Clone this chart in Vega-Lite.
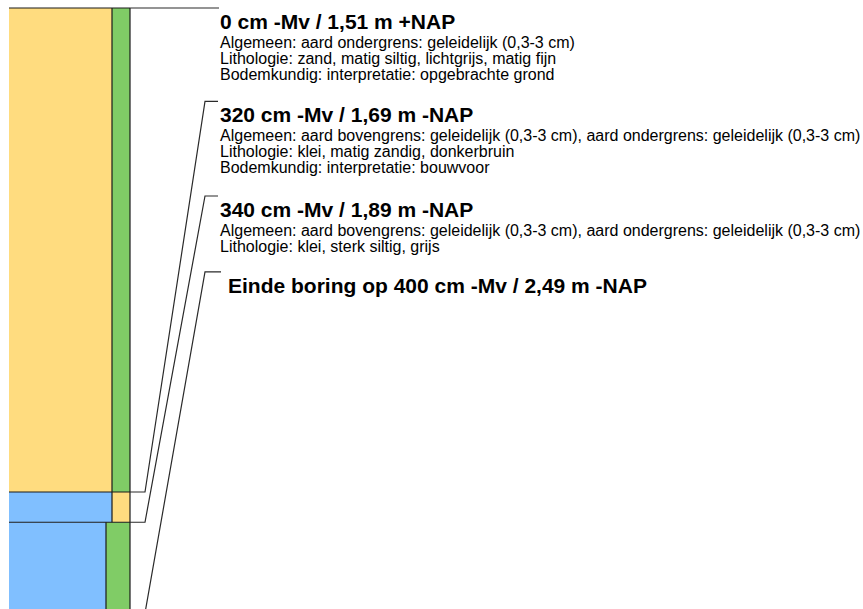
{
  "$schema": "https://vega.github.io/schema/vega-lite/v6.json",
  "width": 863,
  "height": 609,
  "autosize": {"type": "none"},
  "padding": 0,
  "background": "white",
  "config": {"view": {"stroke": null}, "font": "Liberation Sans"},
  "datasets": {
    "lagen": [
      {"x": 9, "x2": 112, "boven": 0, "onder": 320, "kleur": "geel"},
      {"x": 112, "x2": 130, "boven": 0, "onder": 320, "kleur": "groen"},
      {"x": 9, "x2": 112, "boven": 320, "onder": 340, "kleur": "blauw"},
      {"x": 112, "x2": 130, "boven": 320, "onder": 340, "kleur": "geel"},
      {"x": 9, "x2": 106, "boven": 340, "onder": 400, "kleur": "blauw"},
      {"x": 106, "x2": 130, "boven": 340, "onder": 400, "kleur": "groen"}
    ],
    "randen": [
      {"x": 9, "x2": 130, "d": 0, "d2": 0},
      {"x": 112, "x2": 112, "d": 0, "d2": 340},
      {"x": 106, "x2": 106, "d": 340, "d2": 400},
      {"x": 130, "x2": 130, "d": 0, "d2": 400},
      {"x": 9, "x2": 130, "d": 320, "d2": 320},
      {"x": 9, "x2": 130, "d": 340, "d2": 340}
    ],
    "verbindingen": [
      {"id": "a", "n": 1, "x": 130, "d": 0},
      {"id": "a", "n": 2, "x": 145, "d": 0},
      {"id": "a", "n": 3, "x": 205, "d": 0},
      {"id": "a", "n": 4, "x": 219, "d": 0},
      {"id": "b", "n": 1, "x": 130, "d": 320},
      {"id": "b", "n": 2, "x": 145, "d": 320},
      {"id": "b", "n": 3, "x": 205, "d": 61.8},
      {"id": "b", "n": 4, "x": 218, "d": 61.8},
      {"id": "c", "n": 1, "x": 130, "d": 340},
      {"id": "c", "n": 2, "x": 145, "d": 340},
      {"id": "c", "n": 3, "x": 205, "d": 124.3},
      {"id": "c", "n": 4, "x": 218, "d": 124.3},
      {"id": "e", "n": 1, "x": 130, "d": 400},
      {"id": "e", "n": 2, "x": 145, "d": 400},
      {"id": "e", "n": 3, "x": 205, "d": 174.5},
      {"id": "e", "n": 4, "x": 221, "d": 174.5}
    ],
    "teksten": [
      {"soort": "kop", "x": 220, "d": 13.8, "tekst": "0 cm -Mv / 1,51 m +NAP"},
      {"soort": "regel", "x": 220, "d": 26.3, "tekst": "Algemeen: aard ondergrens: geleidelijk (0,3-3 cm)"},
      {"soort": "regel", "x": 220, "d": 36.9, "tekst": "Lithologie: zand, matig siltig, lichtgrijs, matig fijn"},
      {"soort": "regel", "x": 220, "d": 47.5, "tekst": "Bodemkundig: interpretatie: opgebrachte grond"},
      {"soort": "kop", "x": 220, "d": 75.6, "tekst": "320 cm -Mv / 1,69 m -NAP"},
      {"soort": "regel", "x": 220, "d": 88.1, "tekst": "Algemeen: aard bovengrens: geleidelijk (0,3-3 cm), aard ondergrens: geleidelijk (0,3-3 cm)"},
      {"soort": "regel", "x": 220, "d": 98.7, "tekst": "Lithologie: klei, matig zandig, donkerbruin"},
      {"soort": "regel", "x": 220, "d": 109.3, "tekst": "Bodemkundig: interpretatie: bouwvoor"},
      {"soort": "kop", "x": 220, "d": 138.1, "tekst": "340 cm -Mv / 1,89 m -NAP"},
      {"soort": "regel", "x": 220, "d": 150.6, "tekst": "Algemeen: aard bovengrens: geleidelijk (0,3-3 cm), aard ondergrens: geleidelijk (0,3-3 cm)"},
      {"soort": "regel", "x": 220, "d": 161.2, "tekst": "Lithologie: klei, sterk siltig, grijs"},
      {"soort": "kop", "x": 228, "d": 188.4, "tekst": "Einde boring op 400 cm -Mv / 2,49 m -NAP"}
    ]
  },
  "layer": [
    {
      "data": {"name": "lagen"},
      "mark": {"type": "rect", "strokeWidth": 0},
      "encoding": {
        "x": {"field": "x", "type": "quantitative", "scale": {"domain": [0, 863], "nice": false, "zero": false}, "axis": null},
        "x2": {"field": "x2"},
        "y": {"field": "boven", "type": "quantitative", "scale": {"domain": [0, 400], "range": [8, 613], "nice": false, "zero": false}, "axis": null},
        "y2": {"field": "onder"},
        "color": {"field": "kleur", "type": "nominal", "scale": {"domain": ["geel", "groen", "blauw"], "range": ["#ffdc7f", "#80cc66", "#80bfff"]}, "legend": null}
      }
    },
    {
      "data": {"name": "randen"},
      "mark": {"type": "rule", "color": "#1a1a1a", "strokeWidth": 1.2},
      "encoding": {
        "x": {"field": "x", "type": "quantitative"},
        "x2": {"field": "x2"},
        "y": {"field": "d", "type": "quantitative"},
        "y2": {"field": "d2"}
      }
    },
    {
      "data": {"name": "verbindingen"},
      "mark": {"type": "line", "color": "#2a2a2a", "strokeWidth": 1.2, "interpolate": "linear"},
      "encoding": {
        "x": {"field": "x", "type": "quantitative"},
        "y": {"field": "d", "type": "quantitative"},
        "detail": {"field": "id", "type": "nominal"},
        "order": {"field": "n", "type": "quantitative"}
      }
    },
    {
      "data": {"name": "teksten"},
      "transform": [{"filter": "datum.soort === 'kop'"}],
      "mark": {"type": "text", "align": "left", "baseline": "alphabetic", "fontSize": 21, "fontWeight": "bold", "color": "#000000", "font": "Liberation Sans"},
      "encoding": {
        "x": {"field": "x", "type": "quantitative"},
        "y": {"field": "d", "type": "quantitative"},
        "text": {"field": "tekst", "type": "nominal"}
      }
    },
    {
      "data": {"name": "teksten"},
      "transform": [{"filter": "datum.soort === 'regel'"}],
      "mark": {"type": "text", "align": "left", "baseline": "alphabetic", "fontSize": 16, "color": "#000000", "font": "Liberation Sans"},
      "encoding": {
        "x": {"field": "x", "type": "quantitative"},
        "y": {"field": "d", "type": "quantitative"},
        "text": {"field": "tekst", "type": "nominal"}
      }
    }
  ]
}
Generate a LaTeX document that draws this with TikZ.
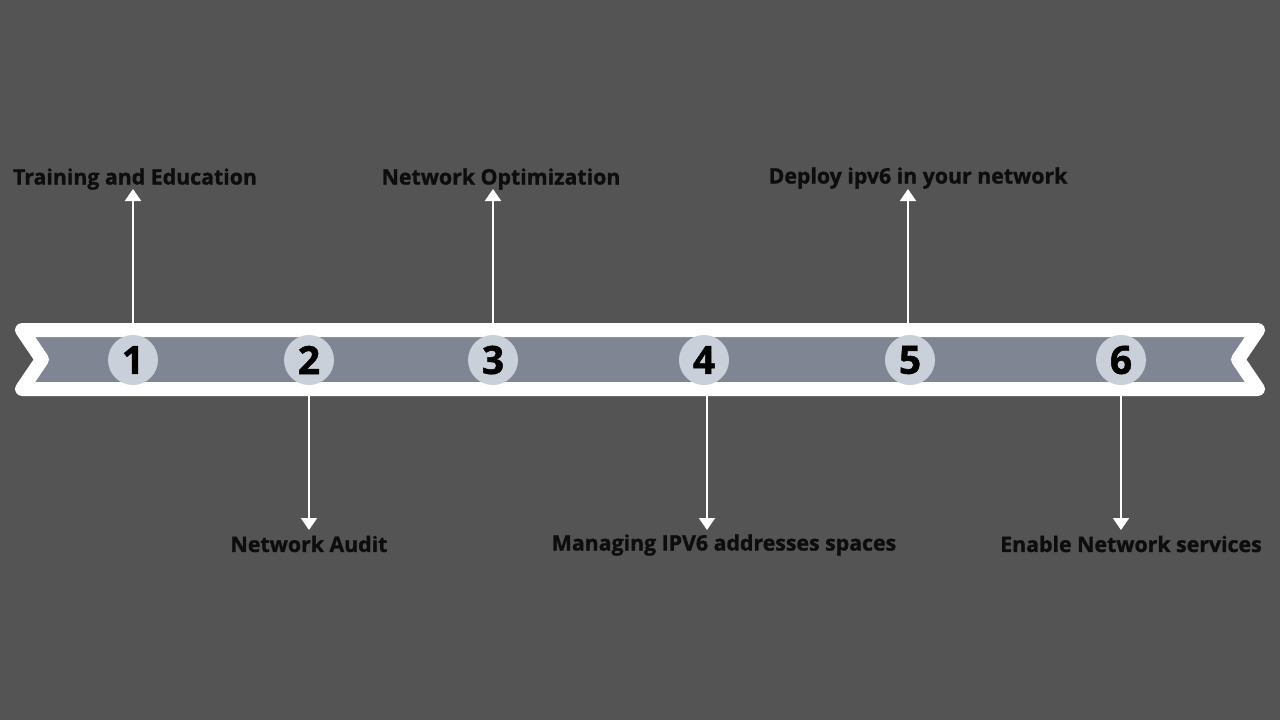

(Exercise description):
Repeat every record precisely. Any picture among them stays out of the copy.

(Exercise output):
Clone this chart in Vega-Lite.
{
  "$schema": "https://vega.github.io/schema/vega-lite/v6.json",
  "width": 863,
  "height": 609,
  "autosize": {"type": "none"},
  "padding": 0,
  "background": "white",
  "config": {"view": {"stroke": null}, "font": "Liberation Sans"},
  "datasets": {
    "lagen": [
      {"x": 9, "x2": 112, "boven": 0, "onder": 320, "kleur": "geel"},
      {"x": 112, "x2": 130, "boven": 0, "onder": 320, "kleur": "groen"},
      {"x": 9, "x2": 112, "boven": 320, "onder": 340, "kleur": "blauw"},
      {"x": 112, "x2": 130, "boven": 320, "onder": 340, "kleur": "geel"},
      {"x": 9, "x2": 106, "boven": 340, "onder": 400, "kleur": "blauw"},
      {"x": 106, "x2": 130, "boven": 340, "onder": 400, "kleur": "groen"}
    ],
    "randen": [
      {"x": 9, "x2": 130, "d": 0, "d2": 0},
      {"x": 112, "x2": 112, "d": 0, "d2": 340},
      {"x": 106, "x2": 106, "d": 340, "d2": 400},
      {"x": 130, "x2": 130, "d": 0, "d2": 400},
      {"x": 9, "x2": 130, "d": 320, "d2": 320},
      {"x": 9, "x2": 130, "d": 340, "d2": 340}
    ],
    "verbindingen": [
      {"id": "a", "n": 1, "x": 130, "d": 0},
      {"id": "a", "n": 2, "x": 145, "d": 0},
      {"id": "a", "n": 3, "x": 205, "d": 0},
      {"id": "a", "n": 4, "x": 219, "d": 0},
      {"id": "b", "n": 1, "x": 130, "d": 320},
      {"id": "b", "n": 2, "x": 145, "d": 320},
      {"id": "b", "n": 3, "x": 205, "d": 61.8},
      {"id": "b", "n": 4, "x": 218, "d": 61.8},
      {"id": "c", "n": 1, "x": 130, "d": 340},
      {"id": "c", "n": 2, "x": 145, "d": 340},
      {"id": "c", "n": 3, "x": 205, "d": 124.3},
      {"id": "c", "n": 4, "x": 218, "d": 124.3},
      {"id": "e", "n": 1, "x": 130, "d": 400},
      {"id": "e", "n": 2, "x": 145, "d": 400},
      {"id": "e", "n": 3, "x": 205, "d": 174.5},
      {"id": "e", "n": 4, "x": 221, "d": 174.5}
    ],
    "teksten": [
      {"soort": "kop", "x": 220, "d": 13.8, "tekst": "0 cm -Mv / 1,51 m +NAP"},
      {"soort": "regel", "x": 220, "d": 26.3, "tekst": "Algemeen: aard ondergrens: geleidelijk (0,3-3 cm)"},
      {"soort": "regel", "x": 220, "d": 36.9, "tekst": "Lithologie: zand, matig siltig, lichtgrijs, matig fijn"},
      {"soort": "regel", "x": 220, "d": 47.5, "tekst": "Bodemkundig: interpretatie: opgebrachte grond"},
      {"soort": "kop", "x": 220, "d": 75.6, "tekst": "320 cm -Mv / 1,69 m -NAP"},
      {"soort": "regel", "x": 220, "d": 88.1, "tekst": "Algemeen: aard bovengrens: geleidelijk (0,3-3 cm), aard ondergrens: geleidelijk (0,3-3 cm)"},
      {"soort": "regel", "x": 220, "d": 98.7, "tekst": "Lithologie: klei, matig zandig, donkerbruin"},
      {"soort": "regel", "x": 220, "d": 109.3, "tekst": "Bodemkundig: interpretatie: bouwvoor"},
      {"soort": "kop", "x": 220, "d": 138.1, "tekst": "340 cm -Mv / 1,89 m -NAP"},
      {"soort": "regel", "x": 220, "d": 150.6, "tekst": "Algemeen: aard bovengrens: geleidelijk (0,3-3 cm), aard ondergrens: geleidelijk (0,3-3 cm)"},
      {"soort": "regel", "x": 220, "d": 161.2, "tekst": "Lithologie: klei, sterk siltig, grijs"},
      {"soort": "kop", "x": 228, "d": 188.4, "tekst": "Einde boring op 400 cm -Mv / 2,49 m -NAP"}
    ]
  },
  "layer": [
    {
      "data": {"name": "lagen"},
      "mark": {"type": "rect", "strokeWidth": 0},
      "encoding": {
        "x": {"field": "x", "type": "quantitative", "scale": {"domain": [0, 863], "nice": false, "zero": false}, "axis": null},
        "x2": {"field": "x2"},
        "y": {"field": "boven", "type": "quantitative", "scale": {"domain": [0, 400], "range": [8, 613], "nice": false, "zero": false}, "axis": null},
        "y2": {"field": "onder"},
        "color": {"field": "kleur", "type": "nominal", "scale": {"domain": ["geel", "groen", "blauw"], "range": ["#ffdc7f", "#80cc66", "#80bfff"]}, "legend": null}
      }
    },
    {
      "data": {"name": "randen"},
      "mark": {"type": "rule", "color": "#1a1a1a", "strokeWidth": 1.2},
      "encoding": {
        "x": {"field": "x", "type": "quantitative"},
        "x2": {"field": "x2"},
        "y": {"field": "d", "type": "quantitative"},
        "y2": {"field": "d2"}
      }
    },
    {
      "data": {"name": "verbindingen"},
      "mark": {"type": "line", "color": "#2a2a2a", "strokeWidth": 1.2, "interpolate": "linear"},
      "encoding": {
        "x": {"field": "x", "type": "quantitative"},
        "y": {"field": "d", "type": "quantitative"},
        "detail": {"field": "id", "type": "nominal"},
        "order": {"field": "n", "type": "quantitative"}
      }
    },
    {
      "data": {"name": "teksten"},
      "transform": [{"filter": "datum.soort === 'kop'"}],
      "mark": {"type": "text", "align": "left", "baseline": "alphabetic", "fontSize": 21, "fontWeight": "bold", "color": "#000000", "font": "Liberation Sans"},
      "encoding": {
        "x": {"field": "x", "type": "quantitative"},
        "y": {"field": "d", "type": "quantitative"},
        "text": {"field": "tekst", "type": "nominal"}
      }
    },
    {
      "data": {"name": "teksten"},
      "transform": [{"filter": "datum.soort === 'regel'"}],
      "mark": {"type": "text", "align": "left", "baseline": "alphabetic", "fontSize": 16, "color": "#000000", "font": "Liberation Sans"},
      "encoding": {
        "x": {"field": "x", "type": "quantitative"},
        "y": {"field": "d", "type": "quantitative"},
        "text": {"field": "tekst", "type": "nominal"}
      }
    }
  ]
}
Generate a LaTeX document that draws this with TikZ.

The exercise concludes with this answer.